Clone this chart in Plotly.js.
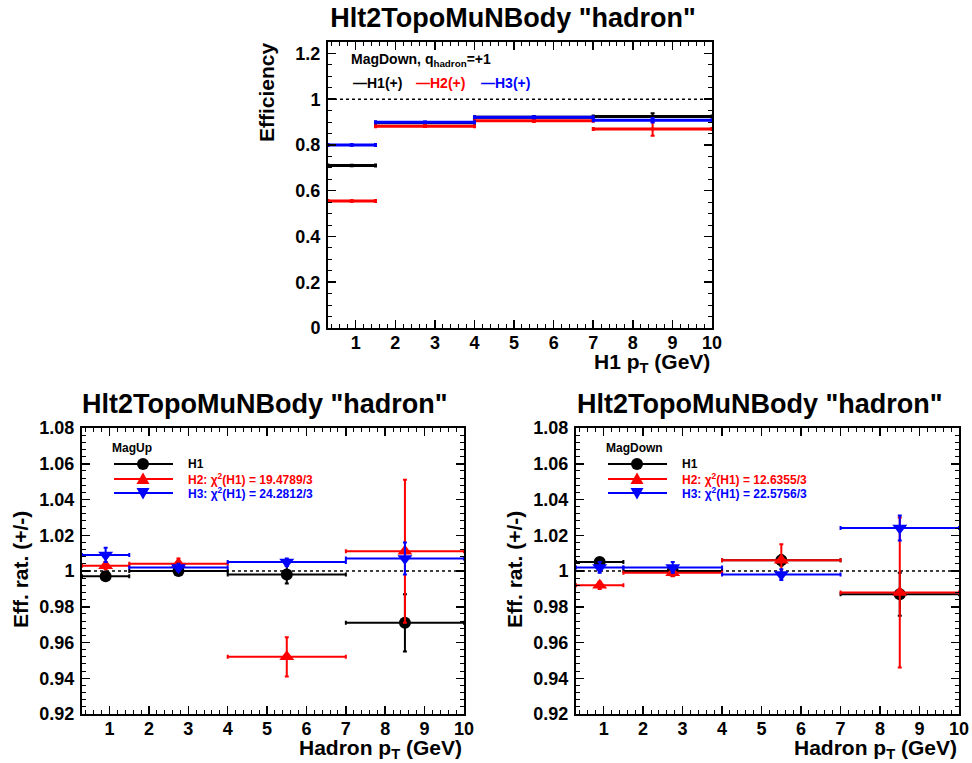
* * *
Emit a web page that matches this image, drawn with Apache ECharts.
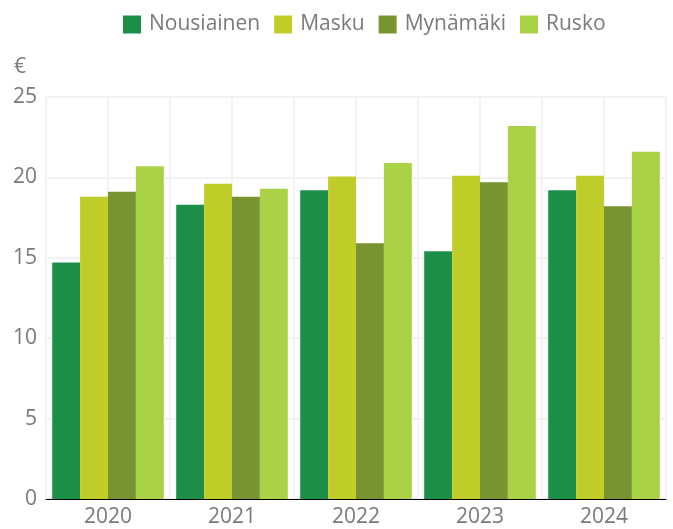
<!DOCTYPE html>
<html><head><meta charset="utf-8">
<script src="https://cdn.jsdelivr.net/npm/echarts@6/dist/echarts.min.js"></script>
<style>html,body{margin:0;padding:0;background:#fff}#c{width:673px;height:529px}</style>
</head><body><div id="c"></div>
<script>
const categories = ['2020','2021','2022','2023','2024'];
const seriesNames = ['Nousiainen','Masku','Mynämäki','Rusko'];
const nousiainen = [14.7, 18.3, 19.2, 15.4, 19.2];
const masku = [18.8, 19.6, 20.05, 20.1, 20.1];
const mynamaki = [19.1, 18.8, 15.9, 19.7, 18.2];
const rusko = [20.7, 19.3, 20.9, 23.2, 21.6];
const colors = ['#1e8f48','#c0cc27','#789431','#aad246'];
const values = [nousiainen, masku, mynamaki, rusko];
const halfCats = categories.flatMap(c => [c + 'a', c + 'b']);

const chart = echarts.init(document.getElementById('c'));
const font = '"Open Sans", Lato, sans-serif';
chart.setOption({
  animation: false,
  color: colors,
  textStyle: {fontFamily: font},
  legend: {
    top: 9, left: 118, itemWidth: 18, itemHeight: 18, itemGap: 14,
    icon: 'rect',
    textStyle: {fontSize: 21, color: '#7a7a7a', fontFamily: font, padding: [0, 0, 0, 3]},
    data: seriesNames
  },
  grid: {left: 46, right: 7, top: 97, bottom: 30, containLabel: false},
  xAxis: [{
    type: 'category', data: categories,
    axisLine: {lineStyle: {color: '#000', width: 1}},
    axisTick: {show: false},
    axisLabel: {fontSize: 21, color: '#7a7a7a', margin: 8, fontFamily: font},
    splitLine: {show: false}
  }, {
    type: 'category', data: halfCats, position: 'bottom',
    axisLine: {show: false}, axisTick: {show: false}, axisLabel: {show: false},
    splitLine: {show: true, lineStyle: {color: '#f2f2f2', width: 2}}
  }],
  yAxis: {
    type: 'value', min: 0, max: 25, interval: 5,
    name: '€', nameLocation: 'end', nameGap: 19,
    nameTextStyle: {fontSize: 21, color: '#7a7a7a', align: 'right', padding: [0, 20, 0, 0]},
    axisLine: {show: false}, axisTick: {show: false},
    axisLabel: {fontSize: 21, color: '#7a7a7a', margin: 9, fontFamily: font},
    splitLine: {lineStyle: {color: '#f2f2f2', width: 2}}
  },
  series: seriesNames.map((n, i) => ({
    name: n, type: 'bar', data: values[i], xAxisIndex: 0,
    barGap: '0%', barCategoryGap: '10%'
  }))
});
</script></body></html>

→ **AIM OF THE EXERCISE**
Set down exactly the lines above, from the line containing "Emit a web page" through the line containing "const halfCats = categories.flatMap(c". Skip the pictures.

→ **ANSWER TO THE TASK**
Emit a web page that matches this image, drawn with Apache ECharts.
<!DOCTYPE html>
<html><head><meta charset="utf-8">
<script src="https://cdn.jsdelivr.net/npm/echarts@6/dist/echarts.min.js"></script>
<style>html,body{margin:0;padding:0;background:#fff}#c{width:673px;height:529px}</style>
</head><body><div id="c"></div>
<script>
const categories = ['2020','2021','2022','2023','2024'];
const seriesNames = ['Nousiainen','Masku','Mynämäki','Rusko'];
const nousiainen = [14.7, 18.3, 19.2, 15.4, 19.2];
const masku = [18.8, 19.6, 20.05, 20.1, 20.1];
const mynamaki = [19.1, 18.8, 15.9, 19.7, 18.2];
const rusko = [20.7, 19.3, 20.9, 23.2, 21.6];
const colors = ['#1e8f48','#c0cc27','#789431','#aad246'];
const values = [nousiainen, masku, mynamaki, rusko];
const halfCats = categories.flatMap(c => [c + 'a', c + 'b']);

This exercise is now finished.